I often quote one of my former professors, Walter Brueggemann, who said, with some hyperbole, that “all scholarship is autobiography.” Given Norton’s clear social commitments and investment in language learners’ “right to speak” – perhaps dating back to days as an applied linguistics student at the University of the Witwatersrand in Johannesburg, where she studied apartheid’s oppressive language policies – it is clear that Norton’s Ph.D. study was infused with personal experience and the responsibilities of a public intellectual.

From the presentation and written comments, I gain two grace notes that I can carry as research continues.

The first is that questions about the place of language in social processes are valid and can awaken introspection into what some call a “hidden discrimination,” that of societal judgments about a person’s communication style and the even more secretive self-assessments when a person lacks native-speaker fluency.

Second, class comments suggest that discourse power dynamics are not always front and center in people’s minds. Research from Norton and others begin to suggest, while not explicitly, that H. Paul Grice’s cooperative principle does not hold in all situations.

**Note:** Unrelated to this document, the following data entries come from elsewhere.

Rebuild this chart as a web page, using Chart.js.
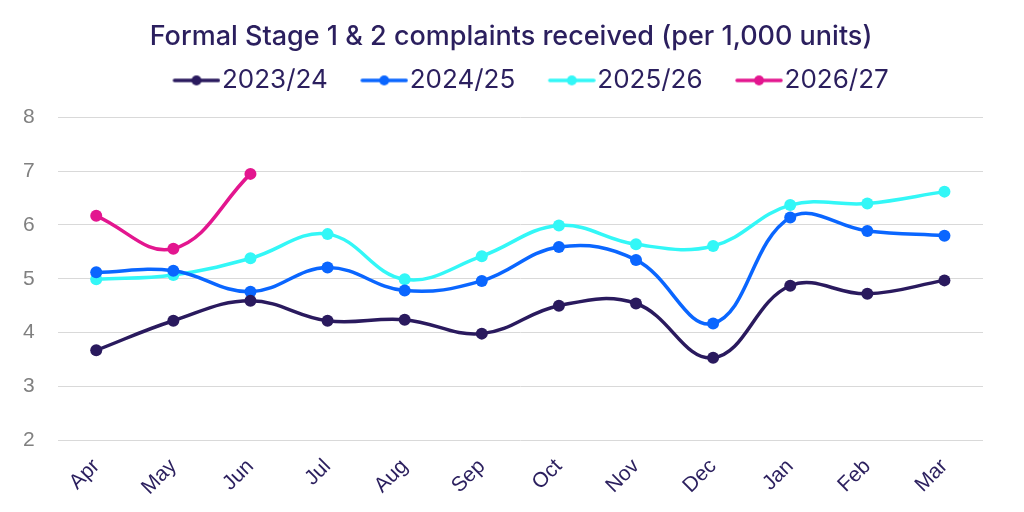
<!DOCTYPE html>
<html>
<head>
<meta charset="utf-8">
<script src="https://cdn.jsdelivr.net/npm/chart.js@4"></script>
<style>
  html, body { margin: 0; padding: 0; background: #fff; }
</style>
</head>
<body>
<canvas id="chart1" width="1024" height="512"></canvas>
<script>
const months = ['Apr', 'May', 'Jun', 'Jul', 'Aug', 'Sep', 'Oct', 'Nov', 'Dec', 'Jan', 'Feb', 'Mar'];
const seriesNames = ['2023/24', '2024/25', '2025/26', '2026/27'];
const fy2324 = [3.67, 4.22, 4.59, 4.22, 4.24, 3.98, 4.50, 4.54, 3.53, 4.87, 4.72, 4.97];
const fy2425 = [5.12, 5.15, 4.76, 5.21, 4.78, 4.96, 5.59, 5.35, 4.17, 6.14, 5.89, 5.80];
const fy2526 = [4.99, 5.07, 5.38, 5.83, 4.99, 5.42, 5.99, 5.64, 5.61, 6.37, 6.40, 6.62];
const fy2627 = [6.17, 5.56, 6.95];
const yTicks = [2, 3, 4, 5, 6, 7, 8];

const colours = ['#2a1a5e', '#0a66ff', '#33f7f7', '#e3168f'];
const navy = '#2b1f5e';

// legend icon: short line with a dot in the middle, sitting at the right of the canvas
function legendIcon(colour) {
    const c = document.createElement('canvas');
    c.width = 80; c.height = 14;
    const g = c.getContext('2d');
    g.strokeStyle = colour;
    g.lineWidth = 3.5;
    g.lineCap = 'round';
    g.beginPath(); g.moveTo(34, 7); g.lineTo(78, 7); g.stroke();
    g.fillStyle = colour;
    g.beginPath(); g.arc(56, 7, 5, 0, Math.PI * 2); g.fill();
    return c;
}

// extra room under the legend
const legendGap = {
    id: 'legendGap',
    beforeInit(chart) {
        const fit = chart.legend.fit;
        chart.legend.fit = function () {
            fit.bind(chart.legend)();
            this.height += 14;
        };
    }
};

const allData = [fy2324, fy2425, fy2526, fy2627];

const ctx = document.getElementById('chart1').getContext('2d');
const chart1 = new Chart(ctx, {
    type: 'line',
    data: {
        labels: months,
        datasets: allData.map((d, i) => ({
            label: seriesNames[i],
            data: d,
            borderColor: colours[i],
            backgroundColor: colours[i],
            pointBackgroundColor: colours[i],
            pointBorderWidth: 0,
            pointRadius: 6,
            borderWidth: 3.5,
            tension: 0.4,
            fill: false
        }))
    },
    options: {
        responsive: false,
        animation: false,
        devicePixelRatio: 1,
        layout: { padding: { left: 0, right: 2, top: 10, bottom: 6 } },
        plugins: {
            title: {
                display: true,
                text: 'Formal Stage 1 & 2 complaints received (per 1,000 units)',
                color: navy,
                font: { family: 'Inter', size: 27, weight: '500' },
                padding: { top: 11, bottom: 2 }
            },
            legend: {
                fullSize: false,
                labels: {
                    color: navy,
                    font: { family: 'Inter', size: 26 },
                    usePointStyle: true,
                    pointStyleWidth: 57,
                    padding: 12,
                    generateLabels: chart => chart.data.datasets.map((ds, i) => ({
                        text: ds.label,
                        pointStyle: legendIcon(colours[i]),
                        fontColor: navy,
                        datasetIndex: i,
                        hidden: false,
                        lineWidth: 0
                    }))
                }
            },
            tooltip: { enabled: false }
        },
        scales: {
            x: {
                offset: true,
                grid: { display: false },
                border: { display: false },
                ticks: {
                    color: navy,
                    font: { family: 'Liberation Sans', size: 21 },
                    maxRotation: 45,
                    minRotation: 45,
                    padding: 6
                }
            },
            y: {
                min: yTicks[0],
                max: yTicks[yTicks.length - 1],
                afterBuildTicks: axis => { axis.ticks = yTicks.map(v => ({ value: v })); },
                grid: { color: '#d9d9d9', lineWidth: 1, drawTicks: false },
                border: { display: false },
                ticks: {
                    color: '#808080',
                    font: { family: 'Liberation Sans', size: 21 },
                    padding: 23
                }
            },
            // empty strip on the right of the plot
            yRight: {
                position: 'right',
                grid: { display: false },
                border: { display: false },
                ticks: { display: false },
                afterFit: axis => { axis.width = 39; }
            }
        }
    },
    plugins: [legendGap]
});
</script>
</body>
</html>
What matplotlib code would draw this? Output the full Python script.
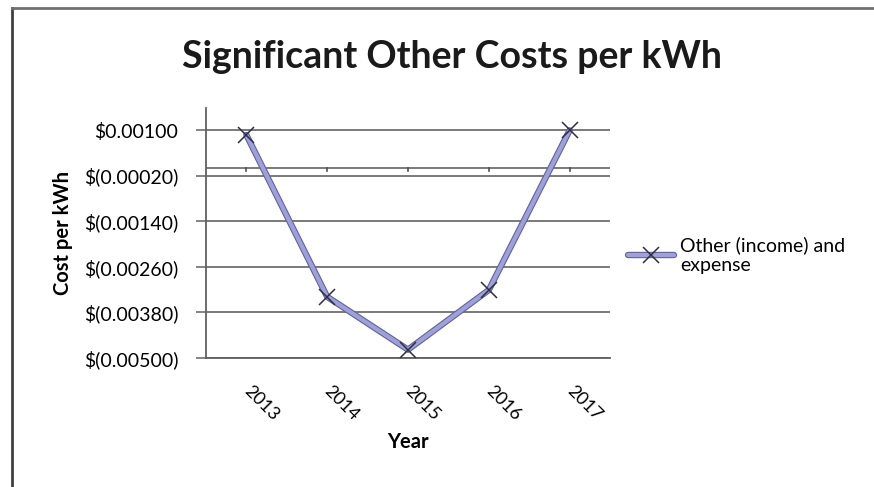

Yet a number of classmates, for example, had questions about the power imbalance I mentioned between L2 Spanish learners and L2 English learners in intercambio exchanges. My speculation is that the L2 Spanish learners gain more conversation practice in Spanish based on a situational dominance that allows them to prioritize learning goals. Clearly, this assertion needs more evidence.

During the presentation and throughout ENGL 623 (“Second Language Acquisition”), I noticed how much I and others appreciate being able to hear and read authentic language-learner output. Clearly, I need to begin compiling examples of speech and written production to figure out what is going on with individual learners – including if social factors are influencing the acquisition process. I need raw data with which to work. Only by turning to L2 learners and their native-speaker interlocutors can we begin to address questions such as the query that one of my classmates submitted:

The women [in Norton’s study] mentioned time in which they were “silenced.” A lot of these silences were based on the women’s perceptions of others’ perceptions of them – customer mentioning accents, being “illegitimate speakers,” talking to doctors. Are these perceptions real? That is, is the other person really holding these perceptions or are they just perceived, or a little of both?

The question signals a potentially interesting exploration of L2 self-silencing, perhaps requiring both linguistic and therapeutic inputs.